Şimdi burada siyasi bir yorum okumayı beklediyseniz yanıldınız. İnsani konuları ilgilendiren bir yorum okuyacaksınız...
Çok kısa tutarak, Silivri'de o ünlü mahkeme salonunda ne 'gördüğüm'e ucundan değineceğim.
Mustafa Balbay, gerçekten formunda görünüyordu. Hafiften zayıflamış ve morali düzgün. Kahverengi kadife ceketiyle oturduğu sanık bölümünde, kısıtlanan hayatına inat, o dar sınırlar dahilinde yapabileceğinin en iyisini yapmaya çalıştığı, herşeye rağmen hayatı sevdiği görünüyordu. Tanıdıklarının hatırını sordu. Salonda her zaman bir Cumhuriyet muhabiri bulunuyor ve AA muhabiri de sürekli haber yapıyor. Cumhuriyet'ten o gün gelen gazeteci arkadaş, ancak bir dervişte olabilecek iyi huya sahip genç biri.
Tuncay Özkan, gencecik avukatlara sarılıyor ve onları bırakmıyor. Çok hoş bir görüntü. Dokunaklı değil ama. Çünkü yargı usulündeki garipliklerle yıllardır hapiste olsa da en ufak bir kırıklık veya ezilmişlik belirlisi göstermiyor. Sonra başka bir genç avukat daha geliyor, ona da sımsıkı sarılıyor. Bu genç kadınlardan birinin kızı olabileceğini düşünüyorum, çünkü öyle içten ve sevgiyle sarılıyor ki...

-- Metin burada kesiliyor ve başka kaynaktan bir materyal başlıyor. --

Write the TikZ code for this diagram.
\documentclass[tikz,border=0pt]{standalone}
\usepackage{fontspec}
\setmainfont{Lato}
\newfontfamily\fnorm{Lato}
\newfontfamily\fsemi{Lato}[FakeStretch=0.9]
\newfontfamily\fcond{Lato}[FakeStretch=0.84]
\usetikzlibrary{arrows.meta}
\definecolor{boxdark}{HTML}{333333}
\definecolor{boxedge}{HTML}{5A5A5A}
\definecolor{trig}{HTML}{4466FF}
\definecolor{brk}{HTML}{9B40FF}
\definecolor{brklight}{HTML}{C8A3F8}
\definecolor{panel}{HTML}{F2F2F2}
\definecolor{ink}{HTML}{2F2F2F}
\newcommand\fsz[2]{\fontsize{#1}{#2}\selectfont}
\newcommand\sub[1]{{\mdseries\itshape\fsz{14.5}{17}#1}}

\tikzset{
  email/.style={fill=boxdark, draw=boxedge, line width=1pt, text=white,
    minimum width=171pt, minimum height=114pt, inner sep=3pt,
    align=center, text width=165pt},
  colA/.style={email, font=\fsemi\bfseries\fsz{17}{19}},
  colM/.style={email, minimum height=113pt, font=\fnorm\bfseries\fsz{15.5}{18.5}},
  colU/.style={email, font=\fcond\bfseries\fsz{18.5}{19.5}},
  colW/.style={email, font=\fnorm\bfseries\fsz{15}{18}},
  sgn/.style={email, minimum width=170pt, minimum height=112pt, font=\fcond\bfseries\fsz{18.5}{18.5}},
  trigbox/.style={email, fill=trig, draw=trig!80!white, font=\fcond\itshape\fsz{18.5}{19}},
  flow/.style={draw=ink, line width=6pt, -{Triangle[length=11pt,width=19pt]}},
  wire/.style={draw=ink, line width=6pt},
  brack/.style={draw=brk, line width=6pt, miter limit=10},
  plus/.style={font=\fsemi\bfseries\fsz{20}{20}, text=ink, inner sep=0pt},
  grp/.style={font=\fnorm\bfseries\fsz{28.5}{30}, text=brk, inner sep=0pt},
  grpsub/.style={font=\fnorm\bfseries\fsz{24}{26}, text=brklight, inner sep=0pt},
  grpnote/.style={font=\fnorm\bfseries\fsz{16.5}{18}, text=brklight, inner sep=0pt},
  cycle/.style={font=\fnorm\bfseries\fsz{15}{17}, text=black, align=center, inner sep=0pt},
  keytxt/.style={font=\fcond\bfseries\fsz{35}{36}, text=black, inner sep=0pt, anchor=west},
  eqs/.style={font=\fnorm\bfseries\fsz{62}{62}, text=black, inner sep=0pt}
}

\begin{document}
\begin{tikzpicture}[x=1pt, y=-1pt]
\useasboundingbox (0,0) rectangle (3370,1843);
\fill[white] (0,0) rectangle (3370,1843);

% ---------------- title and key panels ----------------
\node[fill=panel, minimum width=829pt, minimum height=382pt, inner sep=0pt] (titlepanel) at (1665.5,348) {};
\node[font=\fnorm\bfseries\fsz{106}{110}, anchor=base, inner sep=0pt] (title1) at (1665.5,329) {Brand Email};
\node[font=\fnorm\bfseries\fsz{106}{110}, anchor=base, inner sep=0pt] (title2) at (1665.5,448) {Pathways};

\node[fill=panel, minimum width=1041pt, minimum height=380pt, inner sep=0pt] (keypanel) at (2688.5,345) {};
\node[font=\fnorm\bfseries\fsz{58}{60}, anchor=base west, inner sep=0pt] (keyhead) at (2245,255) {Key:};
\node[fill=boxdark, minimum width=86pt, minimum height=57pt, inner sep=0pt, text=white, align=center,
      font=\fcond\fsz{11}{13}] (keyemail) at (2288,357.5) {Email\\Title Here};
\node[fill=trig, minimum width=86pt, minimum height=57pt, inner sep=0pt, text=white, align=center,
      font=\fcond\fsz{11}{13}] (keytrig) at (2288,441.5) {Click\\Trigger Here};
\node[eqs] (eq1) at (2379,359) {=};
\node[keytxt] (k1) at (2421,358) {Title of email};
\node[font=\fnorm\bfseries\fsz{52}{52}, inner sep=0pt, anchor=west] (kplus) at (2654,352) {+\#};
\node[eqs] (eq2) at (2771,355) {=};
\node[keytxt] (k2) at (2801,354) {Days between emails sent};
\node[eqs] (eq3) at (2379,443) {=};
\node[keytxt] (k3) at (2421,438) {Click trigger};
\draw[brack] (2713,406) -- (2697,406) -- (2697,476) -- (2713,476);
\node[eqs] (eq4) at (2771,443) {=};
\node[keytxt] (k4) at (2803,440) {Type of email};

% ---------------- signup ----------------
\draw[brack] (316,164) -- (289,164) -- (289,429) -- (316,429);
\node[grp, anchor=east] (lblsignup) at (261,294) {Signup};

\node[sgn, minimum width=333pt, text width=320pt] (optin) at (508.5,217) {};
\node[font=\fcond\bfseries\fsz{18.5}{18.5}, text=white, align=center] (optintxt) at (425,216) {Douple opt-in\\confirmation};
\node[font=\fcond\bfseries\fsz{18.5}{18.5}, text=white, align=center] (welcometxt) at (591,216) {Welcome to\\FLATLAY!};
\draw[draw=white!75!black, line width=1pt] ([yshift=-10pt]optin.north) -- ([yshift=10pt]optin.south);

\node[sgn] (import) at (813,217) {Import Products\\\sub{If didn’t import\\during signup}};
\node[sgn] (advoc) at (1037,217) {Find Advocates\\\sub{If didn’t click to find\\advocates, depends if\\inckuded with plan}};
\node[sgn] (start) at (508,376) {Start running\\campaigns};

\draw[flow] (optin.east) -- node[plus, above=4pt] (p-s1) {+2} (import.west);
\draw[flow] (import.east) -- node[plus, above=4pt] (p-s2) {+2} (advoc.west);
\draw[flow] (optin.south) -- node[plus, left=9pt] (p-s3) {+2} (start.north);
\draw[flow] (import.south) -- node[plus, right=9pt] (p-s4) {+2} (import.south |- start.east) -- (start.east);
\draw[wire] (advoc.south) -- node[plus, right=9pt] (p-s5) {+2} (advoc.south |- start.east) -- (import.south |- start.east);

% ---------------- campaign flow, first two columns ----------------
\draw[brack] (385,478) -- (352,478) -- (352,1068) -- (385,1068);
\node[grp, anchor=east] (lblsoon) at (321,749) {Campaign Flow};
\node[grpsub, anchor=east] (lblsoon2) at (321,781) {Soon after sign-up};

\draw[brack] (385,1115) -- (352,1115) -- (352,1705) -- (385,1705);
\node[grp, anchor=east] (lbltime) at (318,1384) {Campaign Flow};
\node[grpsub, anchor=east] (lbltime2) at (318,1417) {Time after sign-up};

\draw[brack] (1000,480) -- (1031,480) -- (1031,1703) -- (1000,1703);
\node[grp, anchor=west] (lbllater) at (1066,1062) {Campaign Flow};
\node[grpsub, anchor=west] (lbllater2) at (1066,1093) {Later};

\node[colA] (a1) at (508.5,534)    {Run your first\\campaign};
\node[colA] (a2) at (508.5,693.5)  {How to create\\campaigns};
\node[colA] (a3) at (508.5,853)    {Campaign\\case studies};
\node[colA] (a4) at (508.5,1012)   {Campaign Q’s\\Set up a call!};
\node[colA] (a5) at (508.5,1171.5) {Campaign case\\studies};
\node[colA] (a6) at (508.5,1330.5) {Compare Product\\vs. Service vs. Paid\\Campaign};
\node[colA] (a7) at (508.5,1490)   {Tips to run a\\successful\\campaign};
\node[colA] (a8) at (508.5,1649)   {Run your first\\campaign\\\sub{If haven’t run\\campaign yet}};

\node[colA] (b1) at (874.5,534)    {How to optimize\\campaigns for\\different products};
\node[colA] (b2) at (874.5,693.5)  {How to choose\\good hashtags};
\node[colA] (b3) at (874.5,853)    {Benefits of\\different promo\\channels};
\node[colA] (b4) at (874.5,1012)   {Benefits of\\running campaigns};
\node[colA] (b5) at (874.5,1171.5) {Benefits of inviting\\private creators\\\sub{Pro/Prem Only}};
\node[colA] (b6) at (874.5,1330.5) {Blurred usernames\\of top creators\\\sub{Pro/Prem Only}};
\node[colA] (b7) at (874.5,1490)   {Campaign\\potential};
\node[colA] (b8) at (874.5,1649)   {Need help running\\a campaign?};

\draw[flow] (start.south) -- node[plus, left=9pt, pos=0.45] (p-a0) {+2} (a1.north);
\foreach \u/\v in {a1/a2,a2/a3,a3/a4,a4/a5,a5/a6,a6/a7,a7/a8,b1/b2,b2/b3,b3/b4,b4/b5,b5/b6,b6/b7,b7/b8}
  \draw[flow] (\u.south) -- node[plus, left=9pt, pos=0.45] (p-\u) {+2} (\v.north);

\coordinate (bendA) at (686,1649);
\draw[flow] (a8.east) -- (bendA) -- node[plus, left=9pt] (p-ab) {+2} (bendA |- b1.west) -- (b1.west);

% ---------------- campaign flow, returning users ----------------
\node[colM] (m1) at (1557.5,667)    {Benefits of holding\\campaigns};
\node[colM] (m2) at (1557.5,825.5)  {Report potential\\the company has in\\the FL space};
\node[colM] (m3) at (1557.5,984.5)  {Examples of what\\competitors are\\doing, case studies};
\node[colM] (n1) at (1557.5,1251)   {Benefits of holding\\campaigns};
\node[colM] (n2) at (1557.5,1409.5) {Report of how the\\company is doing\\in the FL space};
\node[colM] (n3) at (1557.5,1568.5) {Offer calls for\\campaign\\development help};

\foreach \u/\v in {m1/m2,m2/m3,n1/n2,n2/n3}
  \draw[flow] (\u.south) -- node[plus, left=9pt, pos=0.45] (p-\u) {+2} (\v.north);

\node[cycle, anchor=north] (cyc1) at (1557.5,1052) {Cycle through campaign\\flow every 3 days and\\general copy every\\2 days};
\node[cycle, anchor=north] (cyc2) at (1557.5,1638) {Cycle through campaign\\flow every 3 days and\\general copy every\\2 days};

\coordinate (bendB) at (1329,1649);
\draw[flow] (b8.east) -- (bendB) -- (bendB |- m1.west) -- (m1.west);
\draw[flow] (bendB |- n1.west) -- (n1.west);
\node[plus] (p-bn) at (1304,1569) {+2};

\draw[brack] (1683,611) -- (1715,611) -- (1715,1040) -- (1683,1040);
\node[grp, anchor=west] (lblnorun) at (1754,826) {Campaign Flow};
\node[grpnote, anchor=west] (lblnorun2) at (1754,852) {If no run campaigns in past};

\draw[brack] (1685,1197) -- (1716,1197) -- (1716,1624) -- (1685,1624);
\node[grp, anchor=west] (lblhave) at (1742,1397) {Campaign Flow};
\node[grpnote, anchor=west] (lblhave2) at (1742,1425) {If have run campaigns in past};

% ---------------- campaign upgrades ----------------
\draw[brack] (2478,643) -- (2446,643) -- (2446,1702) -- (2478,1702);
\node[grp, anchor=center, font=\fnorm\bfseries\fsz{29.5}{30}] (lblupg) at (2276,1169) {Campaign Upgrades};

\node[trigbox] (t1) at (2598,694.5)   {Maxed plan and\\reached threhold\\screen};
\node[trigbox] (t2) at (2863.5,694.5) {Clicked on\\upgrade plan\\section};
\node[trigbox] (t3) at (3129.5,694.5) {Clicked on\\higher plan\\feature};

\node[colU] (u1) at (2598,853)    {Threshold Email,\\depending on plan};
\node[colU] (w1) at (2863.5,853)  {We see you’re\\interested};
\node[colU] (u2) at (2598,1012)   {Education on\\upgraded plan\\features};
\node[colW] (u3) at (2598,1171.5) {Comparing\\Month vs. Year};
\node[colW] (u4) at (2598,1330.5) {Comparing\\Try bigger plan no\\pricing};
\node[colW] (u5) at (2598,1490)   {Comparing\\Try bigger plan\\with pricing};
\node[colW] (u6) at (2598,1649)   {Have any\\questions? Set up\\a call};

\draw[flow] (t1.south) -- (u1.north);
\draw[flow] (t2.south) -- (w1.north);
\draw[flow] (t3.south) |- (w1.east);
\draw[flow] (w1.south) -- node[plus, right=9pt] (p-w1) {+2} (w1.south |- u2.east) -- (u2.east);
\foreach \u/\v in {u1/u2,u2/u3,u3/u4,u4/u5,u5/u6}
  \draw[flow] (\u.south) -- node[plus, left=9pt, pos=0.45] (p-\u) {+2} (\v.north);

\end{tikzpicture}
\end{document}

Tuncay Özkan'ın partisinden davayı izlemek için katılanlar, belli ki onun sadık dostları. Hararetle, haksızlıkları anlatıyorlar ve sitem ediyorlar.
Yabancı basın, Kürtlerin davalarına katılmayı tercih eder de, Silivri'ye neden gelmez.
Madem Türkiye'nin en önemli davası, neden kimseler gelmez.
Evet doğru... Çok yerinde bir soru.
Ama gelen de oluyor işte...
Ve ilk önce dikkatimi çeken şu:
Her davada, mutlaka, sanıkların işlediği suç nedeniyle mağdur olmuş insanlar ve onların yakınları da bulunur. Madurların yakınları, mahkemede seyirciler arasında olur ve mağdurların çiğnenen onuru için, sanıklara verilecek cezayı beklerler... Bu mahkemede seyirciler arasında bir tek mağdur yakını yok... (Ergenekon kimseyi mağdur etmemiş mi?) Bütün seyirciler ve ziyaretçiler, sadece sanıkların yakınları veya ziyaretçileri.
Böyle durumlar, sadece siyasi davalarda olur...
Anlayamadığım diğer nokta şu:
İfadesinin "ben öldürttüm" dediyebilen "içeriği" bir yana -Arif Doğan cidden hasta. Sesi zor çıkıyor. O haliyle neden saatlerce ifade verir, verdirilir? -Nitekim ifadeden sonra sağlığı daha da bozulmuş, hastaneye kaldırılmış.
Mahkemeyi koruyan askeri birliğin askerleri ve subayları o kadar kibarlar ki, insan şaşırıyor.
Kantinde verilen yemekler gayet iyi ve inanılmaz ucuz.
Silivri, silik bir yer. Mahkeme ve cezaevi, küçük bir kasaba kadar büyük. Mahkemeye Esenler'den otobüs servisi var. Ulaşım tam anlamıyla sağlanmış, ama ilgi Cuma günleri dışında az.
Eğer 'Asrın davası' ise -ki öyle denebilir- neden kimse oraya gitmez, görmez, gözlemez?
Bunlar, sadece kısaca aklıma gelenler.